Ross Anderson's team at Cambridge University has demonstrated physical security vulnerabilities in two of the devices commonly used to validate chin-and-PIN cards in the UK. The vulnerabilities would enable an attacker with sufficient physical access to the devices and some manual dexterity with a needle or bent paper clip to hack them, exposing PIN codes. With PIN codes plus data from the magnetic stripes, card hackers could create fake cloned cards that work in non chip-and-PIN validators (which are becoming uncommon in the UK now, but less so abroad), or in chip-and-PIN validators that fallback to the magstrips if card chips don't work.
This ably demonstrates the difference between "tamper resistance" and "tamper proofing". The chip-and-PIN security mechanism, like many others, was designed to resist certain attacks not to prevent them. Compromises inevitably had to be made during the chip-n-PIN design specification prosess for the sake of cost, usability etc., including the decision to retain magstripes on chipped-cards (as the team puts it, "Essentially, the vulnerabilities we exploit are not just a matter of hardware design, but also of the options many banks chose as they implemented EMV"). Hackers, as a breed, feed on such security compromises. There is no shortage of fodder. We've already seen miniature CCTV cameras plus magstripe readers used in the wild to capture PINs and card data on ATM skimmers, and chip-n-PIN device tampering in frauds at Shell service stations in the UK in 2006.

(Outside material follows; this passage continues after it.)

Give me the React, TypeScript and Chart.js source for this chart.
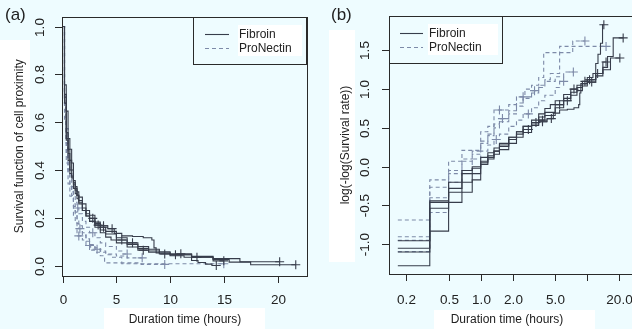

The team draws out some general lessons in the paper, aspects such as:
- the complexity of the EMV specifications (leading to local interpretations and the introduction of further unintended flaws)
- obvious conflicts of interest that result from equipment vendors selecting and paying security labs to assess their products against Common Criteria - something economists call "moral hazard" apparently - plus the commercial pressure on labs to issue pass slips like confetti (same with ISO/IEC 27001 certifications!)
- further issues that arise when product assessments and certifications are clouded in secrecy, thanks to the whole banking industry closing ranks and lax controls by the UK's Common Criteria certification body (apparently, anyone can claim to have had their product Common Criterial Evaluated, whereas they must have actually passed the tests to claim Common Criteria Certified ...)
- the potential applicability of this kind of hack to other tamper-resistant mechanisms such as on electronic voting terminals. The same class of attack would probably succeed against devices using biometric mechanisms (fingerprints, iris scans, whatever) for user validation: if the codes sent by a biometric reader can be captured in the clear en route to the encryption/validation guts, they can probably be replayed or used for other attacks. Blog-reading designers of dual-interlock atomic missile launch fire biometric authorization mechanisms please take note. Tamper resistance has its limits.
The paper is well written and thought provoking for hackers and security professionals alike, even those with only fleeting interest in chip-n-PIN while paying for stuff.